Only the lines from the one containing "Write a LaTeX" through the one containing "(125,502) -- (555,502);" should be output, both ends included and exactly as they appear, minus any pictures.
====== Supplied entries ======
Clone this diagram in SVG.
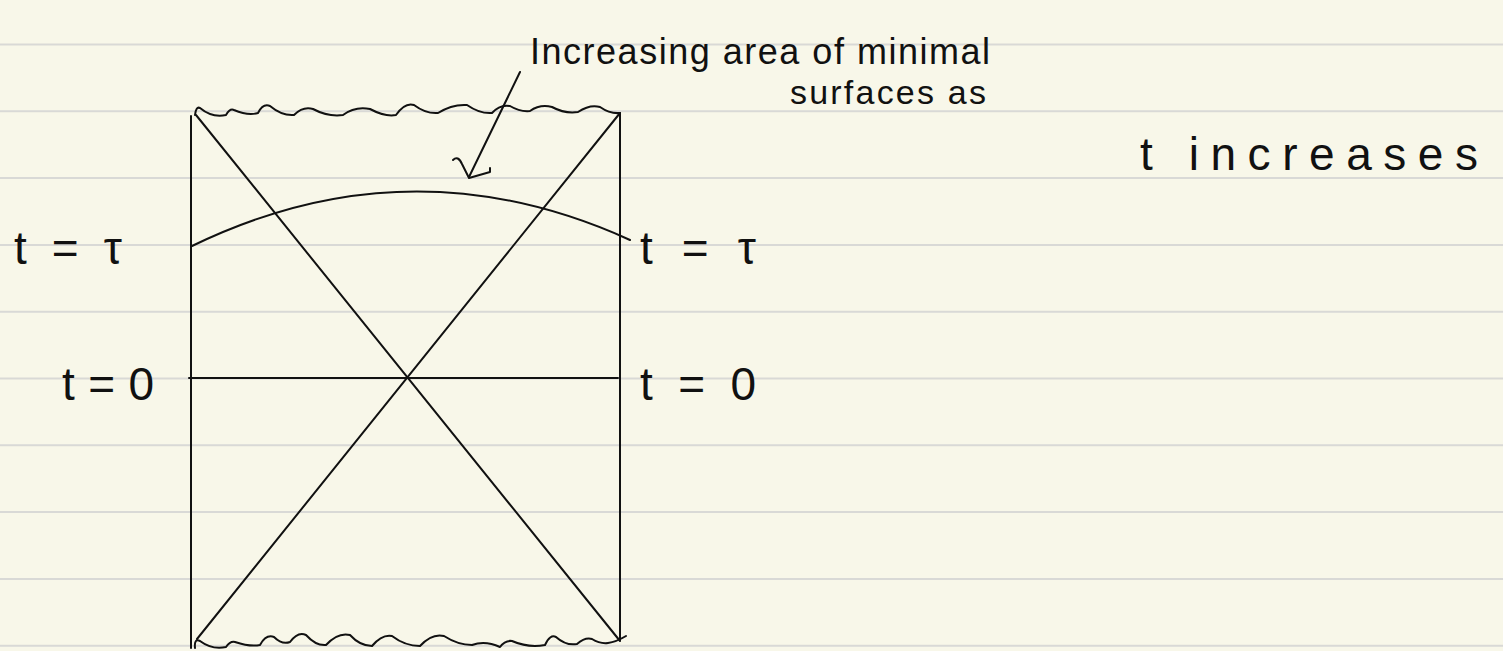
<svg xmlns="http://www.w3.org/2000/svg" width="1503" height="651" viewBox="0 0 1503 651">
<style>
.rule{stroke:#d9d9d6;stroke-width:2}
.ink{stroke:#111;stroke-width:2;fill:none;stroke-linecap:round;stroke-linejoin:round}
.lbl{font-family:"Liberation Sans",Arial,sans-serif;font-size:46px;fill:#111}
.note{font-family:"Liberation Sans",Arial,sans-serif;fill:#111}
</style>
<rect width="1503" height="651" fill="#f8f7e9"/>
<g id="paper-rules">
<line class="rule" x1="0" y1="44.5" x2="1503" y2="44.5"/>
<line class="rule" x1="0" y1="111.3" x2="1503" y2="111.3"/>
<line class="rule" x1="0" y1="178.1" x2="1503" y2="178.1"/>
<line class="rule" x1="0" y1="244.9" x2="1503" y2="244.9"/>
<line class="rule" x1="0" y1="311.7" x2="1503" y2="311.7"/>
<line class="rule" x1="0" y1="378.5" x2="1503" y2="378.5"/>
<line class="rule" x1="0" y1="445.3" x2="1503" y2="445.3"/>
<line class="rule" x1="0" y1="512.1" x2="1503" y2="512.1"/>
<line class="rule" x1="0" y1="578.9" x2="1503" y2="578.9"/>
<line class="rule" x1="0" y1="645.7" x2="1503" y2="645.7"/>
</g>
<g id="penrose-diagram">
<line class="ink" x1="191" y1="116" x2="191" y2="648"/>
<line class="ink" x1="620" y1="113" x2="620" y2="640"/>
<path class="ink" d="M195,115 Q196,106 200,108 Q212,118 226,115 Q230,108 234,110 Q248,116 258,113 Q263,103 270,106 Q282,116 294,115 Q303,106 313,109 Q328,117 343,115 Q355,106 370,109 Q385,117 396,115 Q405,102 414,105 Q426,114 438,113 Q452,104 467,105 Q480,114 492,113 Q500,104 510,106 Q520,112 530,111 Q540,104 552,107 Q565,114 578,112 Q590,104 600,107 Q610,114 620,113"/>
<path class="ink" d="M195,648 Q194,638 200,641 Q212,650 226,647 Q230,641 235,642 Q250,647 260,645 Q266,634 274,637 Q282,645 290,642 Q298,631 306,635 Q316,646 326,645 Q338,632 350,635 Q360,646 372,646 Q382,634 392,636 Q405,646 420,646 Q432,633 444,636 Q458,645 472,645 Q485,640 500,647 Q505,640 512,641 Q528,648 545,645 Q550,634 556,637 Q566,646 577,644 Q585,637 592,639 Q600,644 608,643 Q616,642 626,636"/>
<line class="ink" x1="196" y1="115" x2="620" y2="641"/>
<line class="ink" x1="620" y1="113" x2="197" y2="639"/>
<line class="ink" x1="189" y1="378" x2="618" y2="378"/>
<path class="ink" d="M192,246 Q410,140 630,240"/>
</g>
<g id="connectors">
<line class="ink" x1="520" y1="72" x2="469" y2="177"/>
<path class="ink" d="M453,160 Q458,155 462,164 L469,178 L490,172 L490,168"/>
</g>
<g id="labels">
<text class="lbl" x="14" y="264" textLength="108" lengthAdjust="spacing">t=τ</text>
<text class="lbl" x="640" y="264" textLength="116" lengthAdjust="spacing">t=τ</text>
<text class="lbl" x="62" y="400" textLength="92" lengthAdjust="spacing">t=0</text>
<text class="lbl" x="640" y="400" textLength="116" lengthAdjust="spacing">t=0</text>
<text class="note" x="530" y="64" font-size="36" textLength="460" lengthAdjust="spacing">Increasing area of minimal</text>
<text class="note" x="790" y="104" font-size="34" textLength="196" lengthAdjust="spacing">surfaces as</text>
<text class="note" x="1140" y="170" font-size="46" textLength="338" lengthAdjust="spacing">t increases</text>
</g>
</svg>
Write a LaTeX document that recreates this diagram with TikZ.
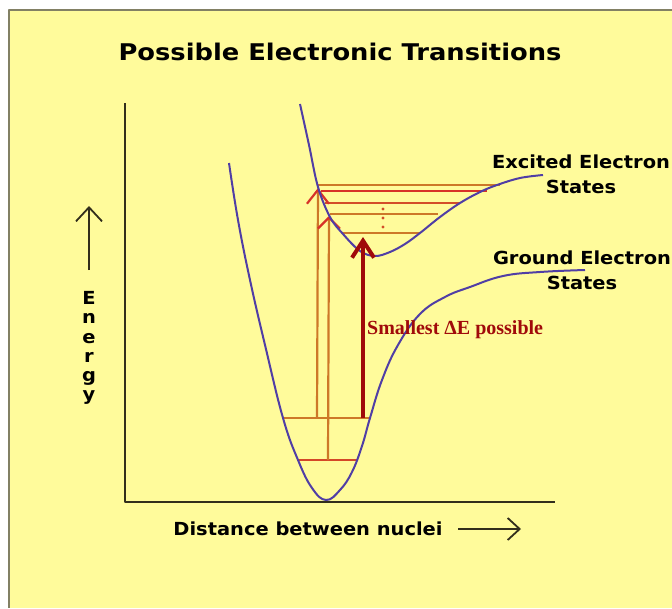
\documentclass[tikz,border=0pt]{standalone}
\usepackage{fontspec}
\usepackage{tikz}
\usetikzlibrary{arrows.meta}

\newfontfamily\labelfont[FakeStretch=1.08]{DejaVu Sans Bold}
\newfontfamily\titlefont[FakeStretch=1.12]{DejaVu Sans Bold}
\newfontfamily\deltafont{Liberation Serif Bold}

\definecolor{panel}{RGB}{255,251,155}
\definecolor{panelline}{RGB}{130,128,100}
\definecolor{axiscol}{RGB}{50,46,28}
\definecolor{curvecol}{RGB}{80,62,165}
\definecolor{levelor}{RGB}{205,120,40}
\definecolor{levelred}{RGB}{215,50,40}
\definecolor{deltared}{RGB}{160,10,10}

\tikzset{
  labeltext/.style={text=black, inner sep=0pt, font=\labelfont\fontsize{18}{25}\selectfont},
  levelline/.style={line width=2.2pt},
  curveline/.style={curvecol, line width=2pt}
}

\begin{document}
\begin{tikzpicture}[x=1pt, y=-1pt, line join=round]
  \useasboundingbox (0,0) rectangle (672,608);
  % Nen vang
  \fill[panel] (9,10) rectangle (672,608);
  \draw[panelline, line width=1.5pt] (9,608) -- (9,10) -- (672,10);

  % Tieu de
  \node[labeltext, font=\titlefont\fontsize{23}{27}\selectfont] (title) at (340,52) {Possible Electronic Transitions};

  % Truc toa do
  \draw[axiscol, line width=2.2pt] (125,103) -- (125,502) -- (555,502);

  % Nang luong
  \coordinate (ebot) at (89,270);
  \coordinate (etop) at (89,206);
  \draw[axiscol, line width=1.8pt, -{Straight Barb[length=14pt, width=26pt]}] (ebot) -- (etop);
  \node[labeltext, align=center, font=\labelfont\fontsize{18}{19.2}\selectfont] (energy) at (89,348) {E\\n\\e\\r\\g\\y};

  % Khoang cach
  \node[labeltext] (dist) at (308,529) {Distance between nuclei};
  \coordinate (dleft) at (458,529);
  \coordinate (dright) at (521,529);
  \draw[axiscol, line width=1.8pt, -{Straight Barb[length=12pt, width=22pt]}] (dleft) -- (dright);

  % Cac muc nang luong
  \draw[levelor, levelline] (283,418) -- (370,418);
  \draw[levelred!70!levelor, levelline] (298,460) -- (358,460);
  \draw[levelor, levelline] (317,185) -- (500,185);
  \draw[levelred, levelline] (321,191) -- (487,191);
  \draw[levelred!60!levelor, levelline] (325,203) -- (460,203);
  \draw[levelor, levelline] (330,214) -- (438,214);
  \draw[levelor, levelline] (343,233) -- (420,233);
  \fill[levelred!60!levelor] (383,209) circle (1.6pt) (383,218) circle (1.6pt) (383,227) circle (1.6pt);

  % Chuyen muc
  \coordinate (g1) at (317,418);
  \coordinate (x1) at (318,188);
  \coordinate (g0) at (328,460);
  \coordinate (x0) at (329,216);
  \draw[levelor, levelline, -{Straight Barb[length=14pt, width=22pt, color=levelred]}] (g1) -- (x1);
  \draw[levelor, levelline, -{Straight Barb[length=11pt, width=22pt, color=levelred]}] (g0) -- (x0);

  % Duong cong trang thai co ban
  \draw[curveline] plot[smooth, tension=0.7] coordinates {(229,163) (238,220) (250,280) (265,345) (283,418) (298,460) (312,488) (326,500) (340,490) (352,472) (362,446) (370,418) (382,380) (398,345) (420,314) (445,297) (470,287) (503,276) (540,272) (585,270)};

  % Duong cong trang thai kich thich
  \draw[curveline] plot[smooth, tension=0.6] coordinates {(300,104) (309,145) (318,187) (330,217) (343,234) (360,251) (375,256) (390,252) (405,244) (420,233) (440,217) (460,203) (480,192) (497,185) (520,178) (543,175)};

  % Muc nho nhat
  \coordinate (gs) at (363,418);
  \coordinate (xs) at (363,237);
  \draw[deltared, line width=4pt, -{Straight Barb[length=17pt, width=22pt]}] (gs) -- (xs);
  \node[deltared, inner sep=0pt, anchor=west, font=\deltafont\fontsize{20}{23}\selectfont] (dE) at (367,330) {Smallest ΔE possible};

  % Nhan trang thai
  \node[labeltext, align=center] (excited) at (581,174) {Excited Electron\\States};
  \node[labeltext, align=center] (ground) at (582,270) {Ground Electron\\States};
\end{tikzpicture}
\end{document}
======
(Correct output):
Write a LaTeX document that recreates this diagram with TikZ.
\documentclass[tikz,border=0pt]{standalone}
\usepackage{fontspec}
\usepackage{tikz}
\usetikzlibrary{arrows.meta}

\newfontfamily\labelfont[FakeStretch=1.08]{DejaVu Sans Bold}
\newfontfamily\titlefont[FakeStretch=1.12]{DejaVu Sans Bold}
\newfontfamily\deltafont{Liberation Serif Bold}

\definecolor{panel}{RGB}{255,251,155}
\definecolor{panelline}{RGB}{130,128,100}
\definecolor{axiscol}{RGB}{50,46,28}
\definecolor{curvecol}{RGB}{80,62,165}
\definecolor{levelor}{RGB}{205,120,40}
\definecolor{levelred}{RGB}{215,50,40}
\definecolor{deltared}{RGB}{160,10,10}

\tikzset{
  labeltext/.style={text=black, inner sep=0pt, font=\labelfont\fontsize{18}{25}\selectfont},
  levelline/.style={line width=2.2pt},
  curveline/.style={curvecol, line width=2pt}
}

\begin{document}
\begin{tikzpicture}[x=1pt, y=-1pt, line join=round]
  \useasboundingbox (0,0) rectangle (672,608);
  % Nen vang
  \fill[panel] (9,10) rectangle (672,608);
  \draw[panelline, line width=1.5pt] (9,608) -- (9,10) -- (672,10);

  % Tieu de
  \node[labeltext, font=\titlefont\fontsize{23}{27}\selectfont] (title) at (340,52) {Possible Electronic Transitions};

  % Truc toa do
  \draw[axiscol, line width=2.2pt] (125,103) -- (125,502) -- (555,502);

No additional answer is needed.